En tiempos como los presentes, en que las encuestas parecen mandar al pensamiento, sería interesante conocer a través de ellas, el tipo de peticiones que hace a los poderes divinos un grupo de personas, un día cualquiera, en un templo cualquiera, en una ciudad occidental cualquiera. Pero ya que un estudio de esta naturaleza no puede hacerse, porque contraría la intimidad y niega la reserva de las plegarias, bien pueden efectuarse algunas aproximaciones in vitro. El suplicante pide la felicidad de los seres queridos y la propia de él, desde luego. Aunque cuando se desmenuza la idea de felicidad −y es él o ella quien lo hace−, es probable que una parte importante de su realización esté formada por deseos de bienes materiales.

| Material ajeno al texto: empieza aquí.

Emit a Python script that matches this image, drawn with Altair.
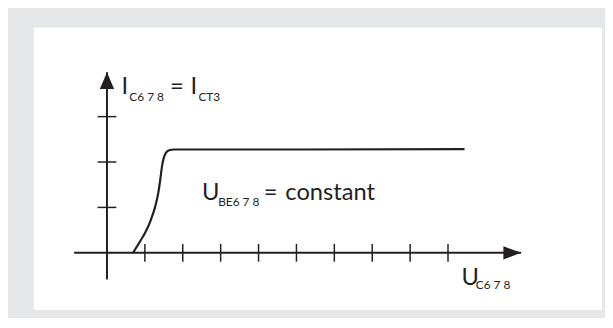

Quien carece de los múltiples “adelantos” que produce la civilización técnica, es lógico que los pida. Ha sido educado para ello. La concurrencia término medio a un templo término medio, dedica tal vez a peticiones materiales más del término medio de sus plegarias. Una mera suposición, motivada por la actitud externa de los concurrentes, hace pensar que una minoría pequeña −pequeñísima− pide solamente luz y entendimiento.

Ahora bien, integradas las plegarias, la imagen de la colectividad así obtenida acusa un desequilibrio en que los bienes materiales tienen supremacía. Puede pensarse, especialmente en países de escaso desarrollo económico, que la idea del progreso está basada precisamente en eso, en crear deseos y que mientras más personas aspiren a mayores bienes, mejor será la colectividad. Este es un error. Al afirmar Protágoras, en los tiempos clásicos de Grecia, que el hombre es la medida de todas las cosas −¿y quién ha logrado contradecirlo?−, quiso decir exactamente eso, que el hombre es el centro de todo y no las cosas, y mucho menos, sus cosas. Una sociedad que altera esta estructuración yace inestable.